Conditional independence tests (CITs) test for conditional dependence between random variables. As existing CITs are limited in their applicability to complex, high-dimensional variables such as images, we introduce deep nonparametric CITs (DNCITs). The DNCITs combine embedding maps, which extract feature representations of high-dimensional variables, with nonparametric CITs applicable to these feature representations. For the embedding maps, we derive general properties on their parameter estimators to obtain valid DNCITs and show that these properties include embedding maps learned through (conditional) unsupervised or transfer learning. For the nonparametric CITs, appropriate tests are selected and adapted to be applicable to feature representations. Through simulations, we investigate the performance of the DNCITs for different embedding maps and nonparametric CITs under varying confounder dimensions and confounder relationships. We apply the DNCITs to brain MRI scans and behavioral traits, given confounders, of healthy individuals from the UK Biobank (UKB), confirming null results from a number of ambiguous personality neuroscience studies with a larger data set and with our more powerful tests. In addition, in a confounder control study, we apply the DNCITs to brain MRI scans and a confounder set to test for sufficient confounder control, leading to a potential reduction in the confounder dimension under improved confounder control compared to existing state-of-the-art confounder control studies for the UKB. Finally, we provide an R package implementing the DNCITs.
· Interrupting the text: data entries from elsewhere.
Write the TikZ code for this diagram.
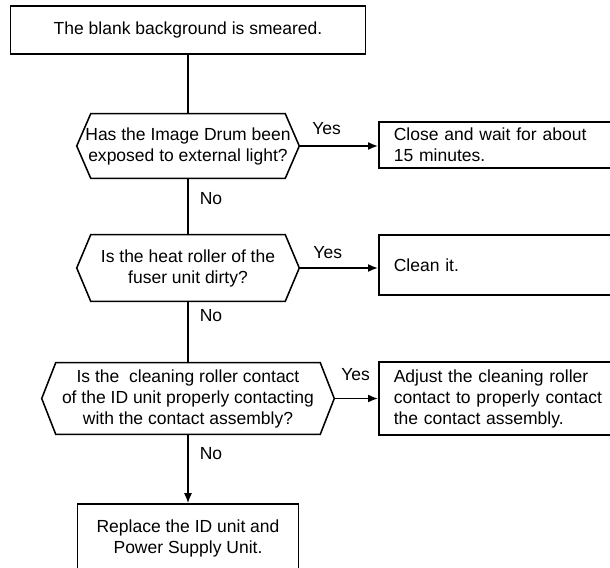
\documentclass[tikz,border=0pt]{standalone}
\usepackage{fontspec}
\setmainfont{Liberation Sans}
\usetikzlibrary{arrows.meta}

\tikzset{
  boxline/.style={draw=black, line width=1.1pt},
  stepbox/.style={boxline, rectangle, inner sep=0pt, align=center, font=\fontsize{12.45pt}{14.94pt}\selectfont},
  askbox/.style={rectangle, inner sep=0pt, align=center, font=\fontsize{12.45pt}{14.94pt}\selectfont},
  fixbox/.style={boxline, rectangle, anchor=west, inner xsep=0.375cm, inner ysep=0pt, text width=5.6cm, align=left, font=\fontsize{12.45pt}{14.94pt}\selectfont},
  lbl/.style={inner sep=1pt, font=\fontsize{12.45pt}{14.94pt}\selectfont},
  flow/.style={line width=1.1pt},
  flowarrow/.style={flow, -{Latex[length=0.25cm, width=0.2cm]}}
}

\begin{document}
\begin{tikzpicture}[x=1cm, y=1cm]

% Page frame
\useasboundingbox (0, 0) rectangle (15.25, 14.175);
\clip (0, 0) rectangle (15.25, 14.175);

% Starting symptom
\node[stepbox, minimum width=8.875cm, minimum height=1.2cm] (start) at (4.7, 13.425) {The blank background is smeared.};

% Questions
\node[askbox, minimum width=5.55cm, minimum height=1.6cm] (q1) at (4.7, 10.525) {Has the Image Drum been\\exposed to external light?};
\node[askbox, minimum width=5.55cm, minimum height=1.65cm] (q2) at (4.7, 7.475) {Is the heat roller of the\\fuser unit dirty?};
\node[askbox, minimum width=7.3cm, minimum height=1.775cm] (q3) at (4.7, 4.2125) {Is the\ \ cleaning roller contact\\of the ID unit properly contacting\\with the contact assembly?};

% Hexagon outlines round the questions
\foreach \q in {q1, q2, q3}
  \draw[boxline] ([xshift=0.35cm]\q.north west) -- ([xshift=-0.35cm]\q.north east) -- (\q.east)
    -- ([xshift=-0.35cm]\q.south east) -- ([xshift=0.35cm]\q.south west) -- (\q.west) -- cycle;

% Fixes on the right
\node[fixbox, minimum height=1.15cm] (fix1) at (9.45, 10.55) {Close and wait for about\\15 minutes.};
\node[fixbox, minimum height=1.5cm] (fix2) at (9.45, 7.55) {Clean it.};
\node[fixbox, minimum height=1.825cm] (fix3) at (9.45, 4.2125) {Adjust the cleaning roller\\contact to properly contact\\the contact assembly.};

% Last step
\node[stepbox, minimum width=5.525cm, minimum height=1.7cm] (last) at (4.7, 0.725) {Replace the ID unit and\\Power Supply Unit.};

% Main line
\draw[flow] (start) -- (q1);
\draw[flow] (q1) -- node[lbl, pos=0, anchor=north west, xshift=0.24cm, yshift=-0.3cm] {No} (q2);
\draw[flow] (q2) -- node[lbl, pos=0, anchor=north west, xshift=0.24cm, yshift=-0.16cm] {No} (q3);
\draw[flowarrow] (q3) -- node[lbl, pos=0, anchor=north west, xshift=0.24cm, yshift=-0.28cm] {No} (last);

% Yes branches
\draw[flowarrow] (q1) -- node[lbl, pos=0, anchor=south west, xshift=0.27cm, yshift=0.235cm] {Yes} (q1 -| fix1.west);
\draw[flowarrow] (q2) -- node[lbl, pos=0, anchor=south west, xshift=0.3cm, yshift=0.185cm] {Yes} (q2 -| fix2.west);
\draw[flowarrow] (q3) -- node[lbl, pos=0, anchor=south west, xshift=0.12cm, yshift=0.385cm] {Yes} (q3 -| fix3.west);

\end{tikzpicture}
\end{document}
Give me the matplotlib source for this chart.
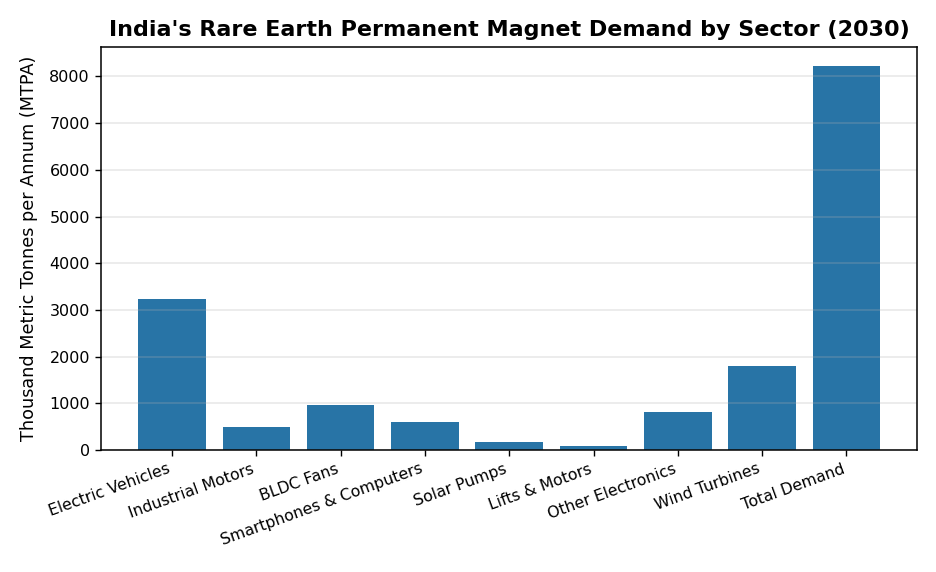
import matplotlib
matplotlib.use("Agg")
import matplotlib.pyplot as plt

# ---------- data ---------- #
sectors = ["Electric Vehicles", "Industrial Motors", "BLDC Fans",
           "Smartphones & Computers", "Solar Pumps", "Lifts & Motors",
           "Other Electronics", "Wind Turbines", "Total Demand"]
demand = [3240, 500, 970, 600, 180, 90, 820, 1800, 8220]

# ---------- plot ---------- #
fig, ax = plt.subplots(figsize=(9.36, 5.72), dpi=100)
ax.bar(sectors, demand, color="#2874A6", width=0.8)
ax.grid(axis="y", color="#b0b0b0", linewidth=1.1, alpha=0.3)
ax.set_ylabel("Thousand Metric Tonnes per Annum (MTPA)", fontsize=12.7,
              labelpad=8)
ax.set_title("India's Rare Earth Permanent Magnet Demand by Sector (2030)",
             fontsize=16, fontweight="bold", pad=8)
plt.xticks(rotation=20, ha="right", fontsize=11.3)
plt.yticks(fontsize=11.5)
ax.tick_params(length=4.5, width=1)
for s in ax.spines.values():
    s.set_linewidth(1.1)
plt.subplots_adjust(left=0.108, right=0.98, top=0.918, bottom=0.213)
plt.savefig("out.png", dpi=100)
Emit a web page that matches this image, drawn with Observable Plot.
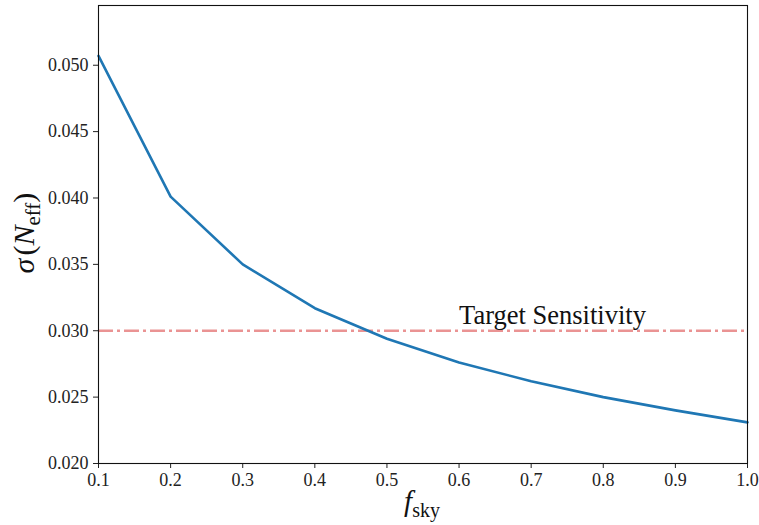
<!DOCTYPE html>
<html><head><meta charset="utf-8">
<script src="https://cdn.jsdelivr.net/npm/d3@7"></script>
<script src="https://cdn.jsdelivr.net/npm/@observablehq/plot@0.6"></script>
<style>
body{margin:0;background:#fff;}
</style>
</head><body>
<div id="chart"></div>
<script>
const fsky = [0.1,0.2,0.3,0.4,0.5,0.6,0.7,0.8,0.9,1.0];
const sigma = [0.0507,0.0401,0.0350,0.0317,0.0294,0.0276,0.0262,0.0250,0.0240,0.0231];
const target = 0.030;
const targetLabel = "Target Sensitivity";
const xTicks = [0.1,0.2,0.3,0.4,0.5,0.6,0.7,0.8,0.9,1.0];
const yTicks = [0.020,0.025,0.030,0.035,0.040,0.045,0.050];

const data = fsky.map((f,i)=>({f, s: sigma[i]}));
const FONT = "'Liberation Serif', 'DejaVu Serif', serif";

const plot = Plot.plot({
  width: 759, height: 525,
  marginLeft: 98, marginRight: 12, marginTop: 5, marginBottom: 62,
  style: {fontSize: "18px", color: "#222", background: "#fff"},
  x: {domain: [0.1, 1.0], ticks: xTicks, tickFormat: d3.format(".1f"), label: null, tickSize: 5, tickPadding: 5},
  y: {domain: [0.020, 0.0545], ticks: yTicks, tickFormat: d3.format(".3f"), label: null, tickSize: 5, tickPadding: 5},
  marks: [
    Plot.ruleY([target], {stroke: "#ea9393", strokeWidth: 2.5, strokeDasharray: "15,4,3,4"}),
    Plot.line(data, {x: "f", y: "s", stroke: "#1f77b4", strokeWidth: 2.6}),
    Plot.text([{x: 0.6, y: 0.0305}], {x: "x", y: "y", text: () => targetLabel, textAnchor: "start", lineAnchor: "bottom", fontSize: 26.5, fill: "#111"}),
    Plot.frame({stroke: "#111", strokeWidth: 1.1})
  ]
});
document.getElementById("chart").appendChild(plot);

const svg = d3.select(plot);
// x label: f_sky
const xl = svg.append("text").attr("x", 422).attr("y", 511).attr("text-anchor", "middle")
  .attr("font-size", 29).attr("fill", "#111");
xl.append("tspan").attr("font-style", "italic").text("f");
xl.append("tspan").attr("font-size", 20).attr("dy", 6).text("sky");
// y label: σ(N_eff)
const yl = svg.append("text").attr("transform", "translate(34,233) rotate(-90)").attr("text-anchor", "middle")
  .attr("font-size", 30).attr("fill", "#111");
yl.append("tspan").attr("font-style", "italic").text("σ");
yl.append("tspan").attr("dx", 3).text("(");
yl.append("tspan").attr("font-style", "italic").text("N");
yl.append("tspan").attr("font-size", 21).attr("dy", 6).text("eff");
yl.append("tspan").attr("dy", -6).text(")");
svg.style("font-family", FONT);
svg.selectAll("text").style("font-family", FONT);
svg.selectAll("g[aria-label$='tick label']").style("font-family", FONT).style("font-variant", "normal");
</script>
</body></html>
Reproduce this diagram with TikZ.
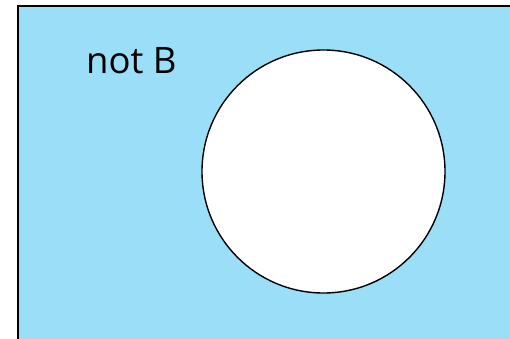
\documentclass[tikz,border=0pt]{standalone}
\usepackage{fontspec}
\setmainfont{Open Sans}
\definecolor{skyfill}{RGB}{154,222,247}
\begin{document}
\begin{tikzpicture}[x=1pt,y=-1pt,
  lbl/.style={inner sep=0pt,anchor=base west,font=\fontsize{36.5}{37}\selectfont}]
\useasboundingbox (0,0) rectangle (510,338);
\fill[white] (0,0) rectangle (510,338);
\path[fill=skyfill,draw=black,line width=2pt] (18,6) rectangle (512,340);
\node[circle,draw=black,fill=white,line width=1.4pt,minimum size=243pt,inner sep=0pt] (B) at (323.5,171.5) {};
\node[lbl] (notB) at (86,73) {not B};
\end{tikzpicture}
\end{document}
翻译：条件独立性检验用于检测随机变量间的条件依赖关系。针对现有方法在处理复杂高维变量（如图像）时的局限性，本文提出了深度非参数条件独立性检验方法。该方法通过嵌入映射提取高维变量的特征表示，并结合适用于特征表示的非参数条件独立性检验。对于嵌入映射，我们推导了其参数估计量需满足的通用性质以确保检验的有效性，并证明通过（条件）无监督学习或迁移学习获得的嵌入映射均符合这些性质。对于非参数检验，我们筛选并调整了适用于特征表示的检验方法。通过模拟实验，我们研究了在不同混杂因子维度与关系下，不同嵌入映射与非参数检验组合的性能表现。我们将该方法应用于英国生物银行中健康个体的脑部磁共振成像与行为特征数据（在给定混杂因子的条件下），利用更大规模数据集和更高检验效能的方法，验证了多项存在争议的人格神经科学研究中的零结果结论。此外，在混杂因子控制研究中，我们将该方法应用于脑部磁共振成像与混杂因子集，以检验混杂因子控制的充分性。与英国生物银行现有最先进的混杂因子控制研究相比，该方法在提升控制效果的同时可能降低所需混杂因子的维度。最后，我们提供了实现该方法的R软件包。